Ben 14mila fucili d’assalto, elicotteri e missili anticarro dell’ex Unione Sovietica: sarebbero questi gli ulteriori dettagli, inquietanti, che hanno portato all’arresto di Mario Di Leva, detto “Jaafar” dopo la conversione all’Islam, e di Anna Maria Fontana, nella mattinata di martedì 31 gennaio a San Giorgio a Cremano, assieme a quello di Andrea Pardi, amministratore delegato della Società Italiana Elicotteri.

Nello specifico, il provvedimento parla di esportazione in Iran di pezzi di ricambio di elicotteri per la somma di oltre 750mila euro, attraverso una società panamense: sarebbe un'altra accusa contestata ai coniugi.

Tra gli elementi in possesso dei magiastrati, sarebbe stata trovata una e-mail indirizzata a un iraniano con il quale sta in trattativa per una fornitura di elicotteri, Mario Di Leva.

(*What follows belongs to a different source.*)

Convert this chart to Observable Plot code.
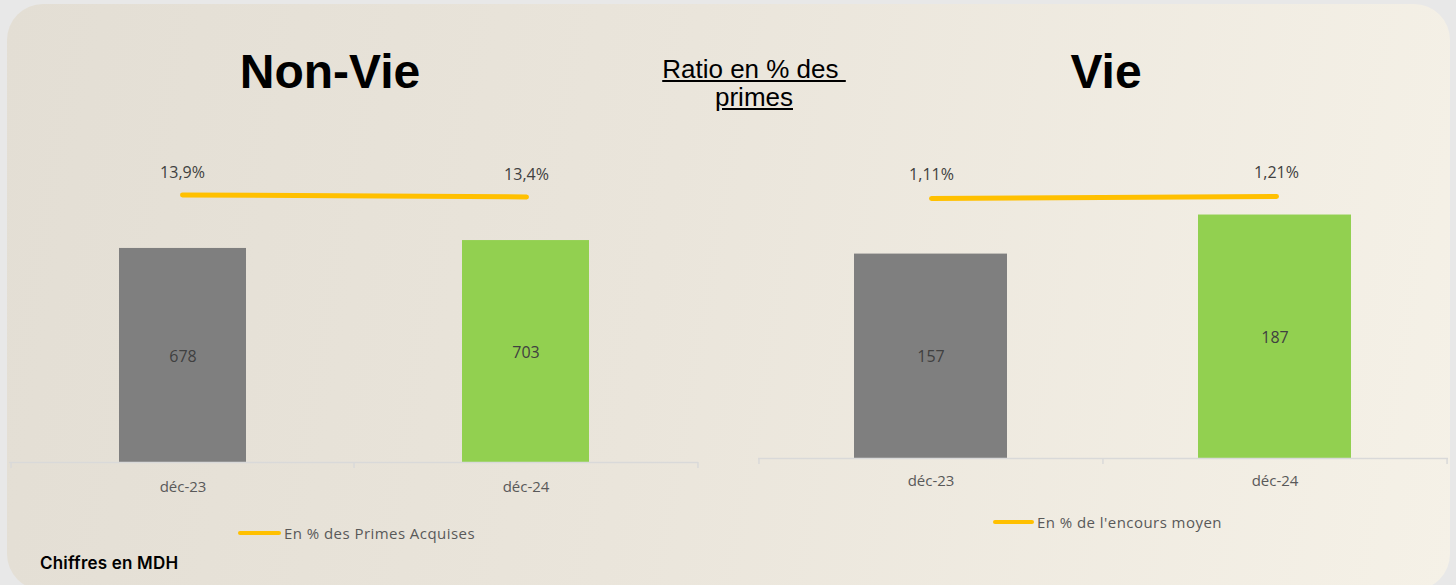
<!DOCTYPE html>
<html>
<head>
<meta charset="utf-8">
<script src="https://cdn.jsdelivr.net/npm/d3@7"></script>
<script src="https://cdn.jsdelivr.net/npm/@observablehq/plot@0.6"></script>
<style>
  html, body { margin: 0; padding: 0; background: #e8e8e8; }
  #root { position: relative; width: 1456px; height: 585px; overflow: hidden; background: #e8e8e8; font-family: "Open Sans", sans-serif; }
  #panel { position: absolute; left: 7px; top: 4px; width: 1443px; height: 586px; border-radius: 36px;
    background: linear-gradient(100deg, #e3ded4 0%, #eae5db 45%, #f5f1e7 100%); }
  .title { font-family: "Liberation Sans", Arial, sans-serif; font-weight: bold; font-size: 48px; color: #000; line-height: 1; transform: translateX(-50%); white-space: nowrap; }
  .ratio { font-family: "Liberation Sans", Arial, sans-serif; font-size: 26px; color: #000; text-decoration: underline; text-align: center; line-height: 28px; transform: translateX(-50%); white-space: nowrap; }
  .legend { display: flex; align-items: center; font-size: 15px; color: #595959; white-space: nowrap; letter-spacing: 0.45px; }
  .legend .sw { width: 43px; height: 4px; border-radius: 2px; background: #FFC000; margin-right: 3px; }
  #note { font-family: Inter, "Open Sans", sans-serif; font-weight: 600; font-size: 17px; letter-spacing: 0.2px; color: #000; }
</style>
</head>
<body>
<div id="root">
  <div id="panel"></div>
</div>
<script>
// ---- data ----
const categories = ["déc-23", "déc-24"];
const barColors = ["#7f7f7f", "#92d050"];

const nonVieValues = [678, 703];
const nonVieRatios = [13.9, 13.4];
const nonVieRatioLabels = ["13,9%", "13,4%"];
const nonVieLegend = "En % des Primes Acquises";

const vieValues = [157, 187];
const vieRatios = [1.11, 1.21];
const vieRatioLabels = ["1,11%", "1,21%"];
const vieLegend = "En % de l'encours moyen";

const titles = ["Non-Vie", "Vie"];
const centerTitle = ["Ratio en % des&nbsp;", "primes"];
const note = "Chiffres en MDH";

// ---- helpers ----
const root = document.getElementById("root");
function place(el, left, top) {
  el.style.position = "absolute";
  el.style.left = left + "px";
  el.style.top = top + "px";
  root.appendChild(el);
  return el;
}
function div(cls, html) { const d = document.createElement("div"); d.className = cls; d.innerHTML = html; return d; }

function makeChart(cfg) {
  const data = categories.map((c, i) => ({cat: c, value: cfg.values[i], ratio: cfg.ratios[i], label: cfg.ratioLabels[i]}));
  const xOpts = {domain: categories, paddingInner: cfg.pi, paddingOuter: cfg.po};
  const step = (cfg.width - cfg.ml - cfg.mr) / (categories.length - cfg.pi + 2 * cfg.po);
  const tickUnits = 6 / cfg.pxPerUnit;
  const common = {width: cfg.width, height: cfg.height, marginLeft: cfg.ml, marginRight: cfg.mr, marginTop: 0, marginBottom: cfg.height - cfg.axisY};

  const bars = Plot.plot({
    ...common,
    style: {background: "transparent", fontFamily: "'Open Sans', sans-serif", fontSize: "15px", color: "#595959"},
    x: {...xOpts, axis: "bottom", tickSize: 0, tickPadding: cfg.tickPad, label: null},
    y: {domain: [0, cfg.yMax], range: [cfg.axisY, cfg.axisY - cfg.yMax * cfg.pxPerUnit], axis: null},
    color: {domain: categories, range: barColors},
    marks: [
      Plot.barY(data, {x: "cat", y: "value", fill: "cat"}),
      Plot.ruleY([0], {stroke: "#d9d9d9", strokeWidth: 1.5}),
      Plot.ruleX(categories, {x: d => d, y1: 0, y2: -tickUnits, dx: -step / 2, stroke: "#d9d9d9", strokeWidth: 1.5}),
      Plot.ruleX(categories.slice(-1), {x: d => d, y1: 0, y2: -tickUnits, dx: step / 2, stroke: "#d9d9d9", strokeWidth: 1.5}),
      Plot.text(data, {x: "cat", y: d => d.value / 2, text: d => String(d.value), fill: "#404040", fontSize: 16, dy: 1})
    ]
  });
  const line = Plot.plot({
    ...common,
    style: {background: "transparent", fontFamily: "'Open Sans', sans-serif", fontSize: "16px"},
    x: {...xOpts, axis: null},
    y: {domain: [0, cfg.rMax], range: [cfg.rBase, cfg.rBase - cfg.rMax * cfg.rPx], axis: null},
    marks: [
      Plot.line(data, {x: "cat", y: "ratio", stroke: "#FFC000", strokeWidth: 5, strokeLinecap: "round"}),
      Plot.text(data, {x: "cat", y: "ratio", text: "label", dy: cfg.labelDy, fill: "#404040", fontSize: 16})
    ]
  });
  place(bars, cfg.left, 0);
  place(line, cfg.left, 0);
}

makeChart({
  left: 0, width: 710, height: 510, ml: 9, mr: 12, axisY: 462, pi: 0.63, po: 0.3165,
  values: nonVieValues, ratios: nonVieRatios, ratioLabels: nonVieRatioLabels,
  yMax: 900, pxPerUnit: 0.3157, tickPad: 19,
  rMax: 15, rBase: 250, rPx: 4, labelDy: -22.5
});
makeChart({
  left: 740, width: 716, height: 510, ml: 18, mr: 8, axisY: 458, pi: 0.555, po: 0.28,
  values: vieValues, ratios: vieRatios, ratioLabels: vieRatioLabels,
  yMax: 250, pxPerUnit: 1.302, tickPad: 17,
  rMax: 1.5, rBase: 220.2, rPx: 20, labelDy: -24
});

// titles
place(div("title", titles[0]), 330, 48);
place(div("title", titles[1]), 1106, 48);
place(div("ratio", centerTitle.join("<br>")), 754, 55);

// legends
place(div("legend", `<span class="sw"></span><span>${nonVieLegend}</span>`), 238, 523);
place(div("legend", `<span class="sw" style="width:41px"></span><span>${vieLegend}</span>`), 993, 512);

// note
const n = div("", note); n.id = "note";
place(n, 40, 553);
</script>
</body>
</html>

Egli precisa di essere musulmano e di aver assunto il nome di Jaafar, in onore del sesto Imam.

Nel corso delle perquisizioni nelle abitazioni di Mario Di Leva e dalla moglie Annamaria Fontana, a San Giorgio a Cremano e a Pescasseroli sono stati rinvenuti documenti e supporti informatici ''che confermano pienamente l'attività di commercio d'armamento e 'dual use' con paesi del Medio Oriente e del Nord Africa, con particolare riferimento all'Iran e alla Libia'', scrivono i magistrati. In una mail lo stesso Di Leva spiega di utilizzare la società panamense Mallory Airline in quanto ''trattandosi di una società costituita in uno stato che non aderisce ad alcuna forma di embargo nei confronti dell'Iran, può esportare aerei e pezzi di ricambio presso quel paese e si presta, quindi, per essere utilizzata per l'effettuazione di triangolazioni commerciali al fine di eludere i divieti internazionali''.

Nella vicenda risulta indagato anche il figlio, Luca Di Leva, che avrebbe messo a disposizione un conto corrente sul quale fu versato una acconto di 100 mila euro (episodio risalente al 2011). Trattative commerciali per l'introduzione in Iran di materiali per la produzione di munizioni. E' l'ultimo capo di imputazione contenuto nel decreto di fermo della Dda di Napoli. Un affare, questo, che non sarebbe andato in porto per ''cause indipendenti'' dalla volontà degli indagati. Gli inquirenti sottolineano che sia la Libia sia l'Iran sono Stati sottoposti a embargo internazionale su decisione del Consiglio dell'Unione Europea.